Blacklisted workers outside the Royal Courts of Justice.

The Public Interest Law Centre represent Dave Nellist (former Labour MP), Hannah Sell and Lois Austin socialist and anti-racist campaigners in the Undercover Policing Inquiry. We also represent Youth against Racism in Europe (YRE) a major anti-racist/anti-fascist organisation in the 1990’s which was also infiltrated by undercover police. We also have several other activists and trade unionists whose case are currently under review.

On 12 March 2015 the then Home Secretary, Theresa May, announced her intention to establish an Inquiry into undercover policing. On 16 July 2015 the Inquiry’s terms of reference were published. 

The Chairman delivered his opening remarks on 28 July 2015.

The Inquiry was prompted following the reports in the UK media that in 2010 that a number of undercover police officers has created false identities, in order to infiltrate trade unions, political parties, and campaign groups. They formed deceitful relationships with women in these groups with and in some cases proposed marriage or fathered children with protesters who were unaware their partner was a police officer in a role as part of their official duties.

There are without question many issues that the Inquiry needs to be consider, lessons need to be learned, but most importantly there needs to be justice and accountability for the many activists who are core participants in the inquiry. Some of the main areas that the Inquiry needs to consider include:


Undercover officers, it has now been established, routinely had long-term, intimate relationships with women they were sent to spy on. More than one had children with them.

It is now been established by activists in the group Spies out of Lives that the histories of the relationships were planned from wording love letters to the feigning of a ‘breakdown’ before ending and disappearing. The Special Demonstration Squad who particularly ran these activities was managed by officers who’d done it themselves.

Justice campaigns

Undercover police officers spied upon family justice campaigns.

Eighteen have been named, including those of Stephen Lawrence, Jean Charles de Menezes, Joy Gardner and Ricky Reel. The Inquiry needs to consider the resources that should have been deployed to catch the killers of Ricky Reel and Stephen Lawrence racist killers but were instead used to undermine the many family campaigns and the chance of justice.


It is now established by the Independent Police Complaints Commission that Special Branch routinely and illegally supplied information on trade unionists from UCATT and Unite as well as political activists to the construction industry blacklist.

The blacklist was organised by the Consulting Association. The list was compiled to assist the construction industry to keep trade unionists and those workers responsible for health and safety from obtaining employment. The Consulting Association held files on over 3,000 people when it was raided by the Information Commissioners Office in 2009. Many hadn’t worked in years. The Blacklist Support Group have consistently argued for a separate public inquiry into this scandal – something we think is overdue.

Stealing identities

It appears that on becoming an undercover officer it was often the case that an officer would steal the identity of a dead child. The officer would obtain a birth certificate of a dead child that had their first name. This would be the foundation to build a credible persona.

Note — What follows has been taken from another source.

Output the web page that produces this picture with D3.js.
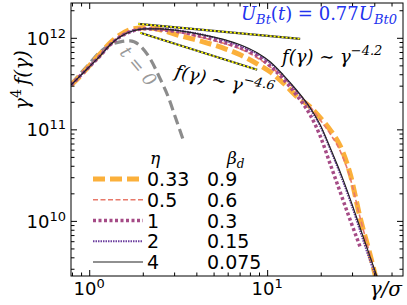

In February 2013 the Home Affairs Select Committee report into undercover policing insisted that all families involved be told and receive ‘a full and unambiguous apology’. The police have identified more than 40 cases.

Spying on MP’s.

Undercover political police spyed on elected representatives. Approximately 10 MPs have been identified and named  as being spied on. This includes the current shadow Home Secretary Diane Abbott MP. Most of the MP’s were at one time members of the Campaign Group of Socialist MP’s – part of the Parliamentary Labour Party. This includes our client Dave Nellist.

The Undercover Policing Inquiry is due to issue its finding in 2023.